Княжна Марья произвела на него приятное впечатление под Смоленском. То, что он встретил ее тогда в таких особенных условиях, и то, что именно на нее одно время его мать указывала ему как на богатую партию, сделали то, что он обратил на нее особенное внимание. В Воронеже, во время его посещения, впечатление это было не только приятное, но сильное. Николай был поражен той особенной, нравственной красотой, которую он в этот раз заметил в ней. Однако он собирался уезжать, и ему в голову не приходило пожалеть о том, что уезжая из Воронежа, он лишается случая видеть княжну. Но нынешняя встреча с княжной Марьей в церкви (Николай чувствовал это) засела ему глубже в сердце, чем он это предвидел, и глубже, чем он желал для своего спокойствия.

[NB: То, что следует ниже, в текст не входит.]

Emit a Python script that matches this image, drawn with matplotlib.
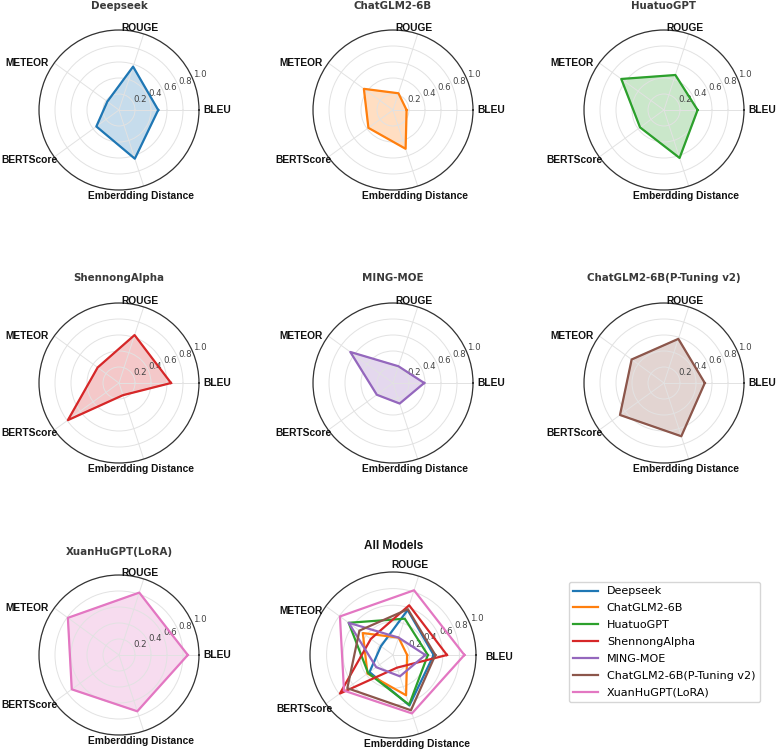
import numpy as np
import matplotlib
matplotlib.use("Agg")
import matplotlib.pyplot as plt

categories = ["BLEU", "ROUGE", "METEOR", "BERTScore", "Emberdding Distance"]
models = ["Deepseek", "ChatGLM2-6B", "HuatuoGPT", "ShennongAlpha", "MING-MOE",
          "ChatGLM2-6B(P-Tuning v2)", "XuanHuGPT(LoRA)"]
deepseek = [0.49, 0.57, 0.18, 0.35, 0.64]
chatglm = [0.17, 0.22, 0.45, 0.38, 0.51]
huatuo = [0.42, 0.46, 0.66, 0.37, 0.63]
shennong = [0.65, 0.63, 0.33, 0.79, 0.16]
mingmoe = [0.39, 0.22, 0.66, 0.25, 0.27]
chatglm_pt = [0.51, 0.58, 0.50, 0.68, 0.70]
xuanhu = [0.86, 0.82, 0.79, 0.73, 0.74]
values = [deepseek, chatglm, huatuo, shennong, mingmoe, chatglm_pt, xuanhu]
colors = ["#1f77b4", "#ff7f0e", "#2ca02c", "#d62728", "#9467bd", "#8c564b", "#e377c2"]
rticks = [0.2, 0.4, 0.6, 0.8, 1.0]

W, H = 778, 749
fig = plt.figure(figsize=(W / 100, H / 100), dpi=100)
PT = 0.72  # points per pixel at 100 dpi

angles = np.linspace(0, 2 * np.pi, len(categories), endpoint=False)
ang_closed = np.concatenate([angles, angles[:1]])

cx = [119, 393, 664]
cy = [110, 383, 655]
R = 80

# label placement (pixel offsets from the spoke end, alignment)
lab_single = [(4.5, -3.3, "left"), (-4, 3, "center"), (-5.5, -2.6, "right"),
              (3.5, -5.7, "right"), (-2.3, -12.5, "center")]
lab_all = [(9, -5, "left"), (-9, 8, "center"), (-3, -8, "right"),
           (7, -8.7, "right"), (-2, -13.5, "center")]


def make_ax(col, row, r, lab):
    x0 = (cx[col] - r) / W
    y0 = 1 - (cy[row] + r) / H
    ax = fig.add_axes([x0, y0, 2 * r / W, 2 * r / H], projection="polar")
    ax.set_ylim(0, 1)
    ax.set_yticks(rticks)
    ax.set_yticklabels([f"{t:.1f}" for t in rticks], fontsize=6.2, color="#444444")
    ax.set_xticks(angles)
    ax.set_xticklabels([])
    ax.grid(color="#e2e2e2", linestyle="-", linewidth=0.7)
    ax.spines["polar"].set_color("#333333")
    ax.spines["polar"].set_linewidth(0.9)
    for a, name, (dx, dy, ha) in zip(angles, categories, lab):
        ax.annotate(name, xy=(a, 1.0), xytext=(dx * PT, dy * PT),
                    textcoords="offset points", ha=ha, va="baseline",
                    fontsize=7.4, fontweight="bold", color="#111111",
                    family="Liberation Sans", annotation_clip=False)
    return ax


title_y = [9, 281, 555]
positions = [(0, 0), (1, 0), (2, 0), (0, 1), (1, 1), (2, 1), (0, 2)]
for i, (name, vals) in enumerate(zip(models, values)):
    col, row = positions[i]
    ax = make_ax(col, row, R, lab_single)
    v = list(vals) + [vals[0]]
    ax.plot(ang_closed, v, color=colors[i], linewidth=1.6)
    ax.fill(ang_closed, v, color=colors[i], alpha=0.25)
    fig.text(cx[col] / W, 1 - title_y[row] / H, name, ha="center", va="baseline",
             fontsize=7.4, fontweight="bold", color="#3a3a3a")

ax = make_ax(1, 2, 83, lab_all)
handles = []
for i, (name, vals) in enumerate(zip(models, values)):
    v = list(vals) + [vals[0]]
    h, = ax.plot(ang_closed, v, color=colors[i], linewidth=1.6, label=name)
    handles.append(h)
fig.text(cx[1] / W + 0.5 / W, 1 - 549 / H, "All Models", ha="center", va="baseline",
         fontsize=8.5, fontweight="bold", color="#111111", family="Liberation Sans")

fig.legend(handles=handles, labels=models, loc="upper left",
           bbox_to_anchor=(569 / W, 1 - 582 / H), fontsize=8,
           frameon=True, borderaxespad=0, handlelength=2.2, labelspacing=0.62)

fig.savefig("out.png", dpi=100, facecolor="white")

Это бледное, тонкое, печальное лицо, этот лучистый взгляд, эти тихие, грациозные движения и главное – эта глубокая и нежная печаль, выражавшаяся во всех чертах ее, тревожили его и требовали его участия. В мужчинах Ростов терпеть не мог видеть выражение высшей, духовной жизни (оттого он не любил князя Андрея), он презрительно называл это философией, мечтательностью; но в княжне Марье, именно в этой печали, выказывавшей всю глубину этого чуждого для Николая духовного мира, он чувствовал неотразимую привлекательность.
«Чудная должна быть девушка! Вот именно ангел! – говорил он сам с собою. – Отчего я не свободен, отчего я поторопился с Соней?» И невольно ему представилось сравнение между двумя: бедность в одной и богатство в другой тех духовных даров, которых не имел Николай и которые потому он так высоко ценил. Он попробовал себе представить, что бы было, если б он был свободен. Каким образом он сделал бы ей предложение и она стала бы его женою? Нет, он не мог себе представить этого. Ему делалось жутко, и никакие ясные образы не представлялись ему. С Соней он давно уже составил себе будущую картину, и все это было просто и ясно, именно потому, что все это было выдумано, и он знал все, что было в Соне; но с княжной Марьей нельзя было себе представить будущей жизни, потому что он не понимал ее, а только любил.
Мечтания о Соне имели в себе что то веселое, игрушечное. Но думать о княжне Марье всегда было трудно и немного страшно.
«Как она молилась! – вспомнил он. – Видно было, что вся душа ее была в молитве. Да, это та молитва, которая сдвигает горы, и я уверен, что молитва ее будет исполнена. Отчего я не молюсь о том, что мне нужно? – вспомнил он. – Что мне нужно? Свободы, развязки с Соней. Она правду говорила, – вспомнил он слова губернаторши, – кроме несчастья, ничего не будет из того, что я женюсь на ней. Путаница, горе maman… дела… путаница, страшная путаница! Да я и не люблю ее. Да, не так люблю, как надо. Боже мой! выведи меня из этого ужасного, безвыходного положения! – начал он вдруг молиться. – Да, молитва сдвинет гору, но надо верить и не так молиться, как мы детьми молились с Наташей о том, чтобы снег сделался сахаром, и выбегали на двор пробовать, делается ли из снегу сахар. Нет, но я не о пустяках молюсь теперь», – сказал он, ставя в угол трубку и, сложив руки, становясь перед образом. И, умиленный воспоминанием о княжне Марье, он начал молиться так, как он давно не молился. Слезы у него были на глазах и в горле, когда в дверь вошел Лаврушка с какими то бумагами.